INPUT ROWS:
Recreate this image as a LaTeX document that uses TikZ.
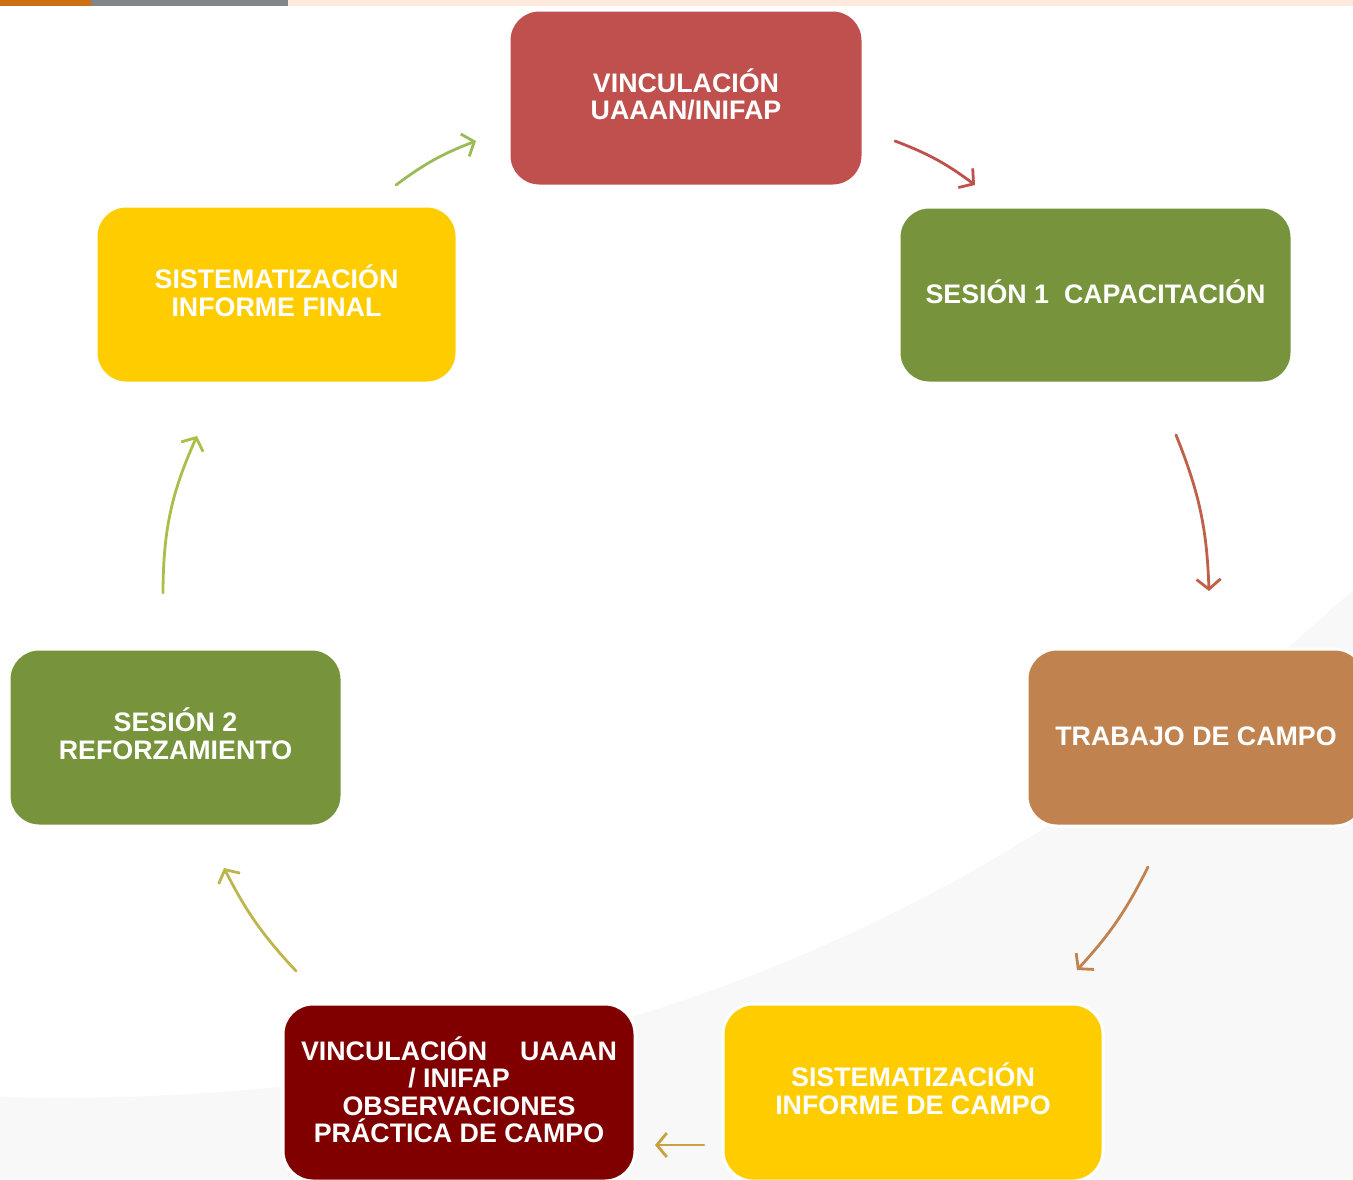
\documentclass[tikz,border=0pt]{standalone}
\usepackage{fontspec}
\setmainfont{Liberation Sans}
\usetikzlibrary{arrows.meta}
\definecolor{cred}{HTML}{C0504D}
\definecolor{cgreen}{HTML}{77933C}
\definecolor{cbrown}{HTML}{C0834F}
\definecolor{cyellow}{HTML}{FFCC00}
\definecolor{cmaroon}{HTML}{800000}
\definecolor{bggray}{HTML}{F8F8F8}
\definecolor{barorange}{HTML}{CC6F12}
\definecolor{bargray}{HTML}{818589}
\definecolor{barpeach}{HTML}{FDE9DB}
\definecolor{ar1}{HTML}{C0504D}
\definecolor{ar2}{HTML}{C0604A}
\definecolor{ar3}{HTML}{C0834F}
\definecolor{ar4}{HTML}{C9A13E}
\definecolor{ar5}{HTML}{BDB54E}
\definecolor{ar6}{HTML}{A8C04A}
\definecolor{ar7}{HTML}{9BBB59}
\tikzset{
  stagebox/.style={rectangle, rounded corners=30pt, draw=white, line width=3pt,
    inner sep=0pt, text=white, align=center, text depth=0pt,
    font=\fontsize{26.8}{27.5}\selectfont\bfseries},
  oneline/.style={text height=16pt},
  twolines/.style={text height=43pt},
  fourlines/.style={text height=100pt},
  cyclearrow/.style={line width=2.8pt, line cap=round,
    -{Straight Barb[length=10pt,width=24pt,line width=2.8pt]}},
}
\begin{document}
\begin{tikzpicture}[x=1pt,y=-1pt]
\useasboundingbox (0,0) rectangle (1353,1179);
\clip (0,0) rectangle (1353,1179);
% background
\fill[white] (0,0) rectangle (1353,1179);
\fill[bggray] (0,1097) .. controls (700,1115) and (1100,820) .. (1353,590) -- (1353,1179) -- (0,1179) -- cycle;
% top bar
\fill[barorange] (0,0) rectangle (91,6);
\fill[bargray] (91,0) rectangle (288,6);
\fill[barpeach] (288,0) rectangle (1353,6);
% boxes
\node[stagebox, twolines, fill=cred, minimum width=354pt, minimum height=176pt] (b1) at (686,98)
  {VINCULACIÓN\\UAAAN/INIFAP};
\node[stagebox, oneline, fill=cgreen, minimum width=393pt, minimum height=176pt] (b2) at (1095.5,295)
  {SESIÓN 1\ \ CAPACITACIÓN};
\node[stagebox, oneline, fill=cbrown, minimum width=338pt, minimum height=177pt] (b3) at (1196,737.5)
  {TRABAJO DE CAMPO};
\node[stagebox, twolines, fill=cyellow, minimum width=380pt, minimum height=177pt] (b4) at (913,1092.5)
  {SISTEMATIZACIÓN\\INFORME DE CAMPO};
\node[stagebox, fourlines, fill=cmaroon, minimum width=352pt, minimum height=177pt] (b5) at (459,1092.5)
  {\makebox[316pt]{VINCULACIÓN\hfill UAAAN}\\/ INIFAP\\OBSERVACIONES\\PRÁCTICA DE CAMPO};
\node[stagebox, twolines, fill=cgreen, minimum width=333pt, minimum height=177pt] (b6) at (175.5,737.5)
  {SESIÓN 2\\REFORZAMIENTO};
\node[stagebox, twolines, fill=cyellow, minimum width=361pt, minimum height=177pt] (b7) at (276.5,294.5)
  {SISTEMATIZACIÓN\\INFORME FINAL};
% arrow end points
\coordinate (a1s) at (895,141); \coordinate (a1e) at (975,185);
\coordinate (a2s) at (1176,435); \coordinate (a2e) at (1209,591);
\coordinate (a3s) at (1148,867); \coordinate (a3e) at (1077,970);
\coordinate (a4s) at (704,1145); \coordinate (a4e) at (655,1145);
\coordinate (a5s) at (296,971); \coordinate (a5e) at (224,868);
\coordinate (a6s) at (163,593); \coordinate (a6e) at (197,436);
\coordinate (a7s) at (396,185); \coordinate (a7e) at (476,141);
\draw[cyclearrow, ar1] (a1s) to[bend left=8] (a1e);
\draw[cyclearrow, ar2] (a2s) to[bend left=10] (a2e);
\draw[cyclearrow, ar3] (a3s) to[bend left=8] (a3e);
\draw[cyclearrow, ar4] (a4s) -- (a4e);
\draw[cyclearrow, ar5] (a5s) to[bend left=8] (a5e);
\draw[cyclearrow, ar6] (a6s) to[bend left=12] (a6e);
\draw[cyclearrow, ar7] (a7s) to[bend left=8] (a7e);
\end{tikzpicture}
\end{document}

...

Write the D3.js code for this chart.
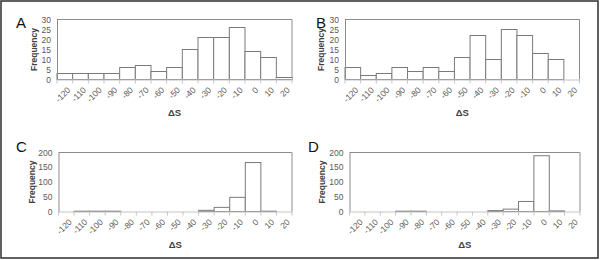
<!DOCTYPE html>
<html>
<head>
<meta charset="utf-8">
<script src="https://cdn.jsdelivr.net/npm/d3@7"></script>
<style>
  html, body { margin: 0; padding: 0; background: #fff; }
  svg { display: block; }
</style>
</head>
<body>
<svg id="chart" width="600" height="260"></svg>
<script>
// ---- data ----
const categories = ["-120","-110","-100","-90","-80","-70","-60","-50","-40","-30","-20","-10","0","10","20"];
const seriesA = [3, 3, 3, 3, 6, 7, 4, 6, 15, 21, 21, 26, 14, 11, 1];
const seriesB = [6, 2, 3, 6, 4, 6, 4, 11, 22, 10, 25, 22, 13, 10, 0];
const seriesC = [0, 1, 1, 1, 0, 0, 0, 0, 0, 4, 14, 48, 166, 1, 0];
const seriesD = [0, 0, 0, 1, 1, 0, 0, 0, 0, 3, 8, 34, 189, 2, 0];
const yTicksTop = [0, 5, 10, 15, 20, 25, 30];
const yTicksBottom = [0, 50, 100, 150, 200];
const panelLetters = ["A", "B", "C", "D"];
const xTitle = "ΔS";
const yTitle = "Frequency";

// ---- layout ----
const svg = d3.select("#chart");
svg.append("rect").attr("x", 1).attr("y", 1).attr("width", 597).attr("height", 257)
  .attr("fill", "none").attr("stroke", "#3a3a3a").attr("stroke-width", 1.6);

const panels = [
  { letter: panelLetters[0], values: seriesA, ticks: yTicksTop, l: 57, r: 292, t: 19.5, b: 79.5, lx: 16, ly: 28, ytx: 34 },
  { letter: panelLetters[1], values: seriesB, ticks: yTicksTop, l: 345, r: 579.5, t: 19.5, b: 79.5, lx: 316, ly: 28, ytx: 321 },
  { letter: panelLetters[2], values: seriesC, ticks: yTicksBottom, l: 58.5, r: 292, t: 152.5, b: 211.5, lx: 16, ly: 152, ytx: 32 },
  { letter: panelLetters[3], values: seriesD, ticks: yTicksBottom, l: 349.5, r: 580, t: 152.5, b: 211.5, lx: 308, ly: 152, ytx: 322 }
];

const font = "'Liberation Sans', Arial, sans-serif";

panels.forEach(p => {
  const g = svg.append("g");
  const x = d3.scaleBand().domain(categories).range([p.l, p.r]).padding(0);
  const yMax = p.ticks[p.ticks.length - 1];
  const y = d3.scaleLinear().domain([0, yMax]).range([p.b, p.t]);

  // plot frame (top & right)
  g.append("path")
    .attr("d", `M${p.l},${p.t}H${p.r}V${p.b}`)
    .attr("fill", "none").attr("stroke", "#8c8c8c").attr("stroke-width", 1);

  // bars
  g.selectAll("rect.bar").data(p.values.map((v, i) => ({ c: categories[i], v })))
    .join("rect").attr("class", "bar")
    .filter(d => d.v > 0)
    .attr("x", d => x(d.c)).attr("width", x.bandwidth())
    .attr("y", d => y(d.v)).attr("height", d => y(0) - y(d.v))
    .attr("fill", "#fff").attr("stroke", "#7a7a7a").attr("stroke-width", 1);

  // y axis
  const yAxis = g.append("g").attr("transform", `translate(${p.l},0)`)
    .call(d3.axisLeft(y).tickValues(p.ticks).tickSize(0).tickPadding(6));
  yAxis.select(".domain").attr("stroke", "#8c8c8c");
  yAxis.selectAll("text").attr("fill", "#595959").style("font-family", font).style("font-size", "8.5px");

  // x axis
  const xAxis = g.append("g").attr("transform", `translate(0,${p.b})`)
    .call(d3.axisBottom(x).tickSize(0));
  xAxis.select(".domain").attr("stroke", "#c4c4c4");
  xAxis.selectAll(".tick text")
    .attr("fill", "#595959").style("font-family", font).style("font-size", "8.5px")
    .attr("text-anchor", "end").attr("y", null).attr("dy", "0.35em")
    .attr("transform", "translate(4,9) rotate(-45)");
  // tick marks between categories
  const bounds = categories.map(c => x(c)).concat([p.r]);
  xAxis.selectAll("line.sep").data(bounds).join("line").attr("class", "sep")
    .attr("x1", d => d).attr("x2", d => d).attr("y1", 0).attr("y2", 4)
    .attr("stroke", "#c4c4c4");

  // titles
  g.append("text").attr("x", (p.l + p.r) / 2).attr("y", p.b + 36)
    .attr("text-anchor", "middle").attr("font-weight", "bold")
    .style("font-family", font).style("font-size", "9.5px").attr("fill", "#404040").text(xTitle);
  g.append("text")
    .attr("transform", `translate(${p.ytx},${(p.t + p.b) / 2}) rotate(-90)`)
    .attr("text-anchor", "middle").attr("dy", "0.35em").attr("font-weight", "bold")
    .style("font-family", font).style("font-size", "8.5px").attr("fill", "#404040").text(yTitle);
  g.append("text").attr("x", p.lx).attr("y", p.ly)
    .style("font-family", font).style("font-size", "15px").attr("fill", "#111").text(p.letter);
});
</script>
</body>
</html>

WHAT TO WORK ON: In the listing above, find the line containing "Write the D3.js code for this chart." and the line containing "const y = d3.scaleLinear().domain([0, yMax]).range([p.b, p.t]);", then return both of them and every line between, exactly, without pictures.

RESPONSE TO THE EXERCISE:
Write the D3.js code for this chart.
<!DOCTYPE html>
<html>
<head>
<meta charset="utf-8">
<script src="https://cdn.jsdelivr.net/npm/d3@7"></script>
<style>
  html, body { margin: 0; padding: 0; background: #fff; }
  svg { display: block; }
</style>
</head>
<body>
<svg id="chart" width="600" height="260"></svg>
<script>
// ---- data ----
const categories = ["-120","-110","-100","-90","-80","-70","-60","-50","-40","-30","-20","-10","0","10","20"];
const seriesA = [3, 3, 3, 3, 6, 7, 4, 6, 15, 21, 21, 26, 14, 11, 1];
const seriesB = [6, 2, 3, 6, 4, 6, 4, 11, 22, 10, 25, 22, 13, 10, 0];
const seriesC = [0, 1, 1, 1, 0, 0, 0, 0, 0, 4, 14, 48, 166, 1, 0];
const seriesD = [0, 0, 0, 1, 1, 0, 0, 0, 0, 3, 8, 34, 189, 2, 0];
const yTicksTop = [0, 5, 10, 15, 20, 25, 30];
const yTicksBottom = [0, 50, 100, 150, 200];
const panelLetters = ["A", "B", "C", "D"];
const xTitle = "ΔS";
const yTitle = "Frequency";

// ---- layout ----
const svg = d3.select("#chart");
svg.append("rect").attr("x", 1).attr("y", 1).attr("width", 597).attr("height", 257)
  .attr("fill", "none").attr("stroke", "#3a3a3a").attr("stroke-width", 1.6);

const panels = [
  { letter: panelLetters[0], values: seriesA, ticks: yTicksTop, l: 57, r: 292, t: 19.5, b: 79.5, lx: 16, ly: 28, ytx: 34 },
  { letter: panelLetters[1], values: seriesB, ticks: yTicksTop, l: 345, r: 579.5, t: 19.5, b: 79.5, lx: 316, ly: 28, ytx: 321 },
  { letter: panelLetters[2], values: seriesC, ticks: yTicksBottom, l: 58.5, r: 292, t: 152.5, b: 211.5, lx: 16, ly: 152, ytx: 32 },
  { letter: panelLetters[3], values: seriesD, ticks: yTicksBottom, l: 349.5, r: 580, t: 152.5, b: 211.5, lx: 308, ly: 152, ytx: 322 }
];

const font = "'Liberation Sans', Arial, sans-serif";

panels.forEach(p => {
  const g = svg.append("g");
  const x = d3.scaleBand().domain(categories).range([p.l, p.r]).padding(0);
  const yMax = p.ticks[p.ticks.length - 1];
  const y = d3.scaleLinear().domain([0, yMax]).range([p.b, p.t]);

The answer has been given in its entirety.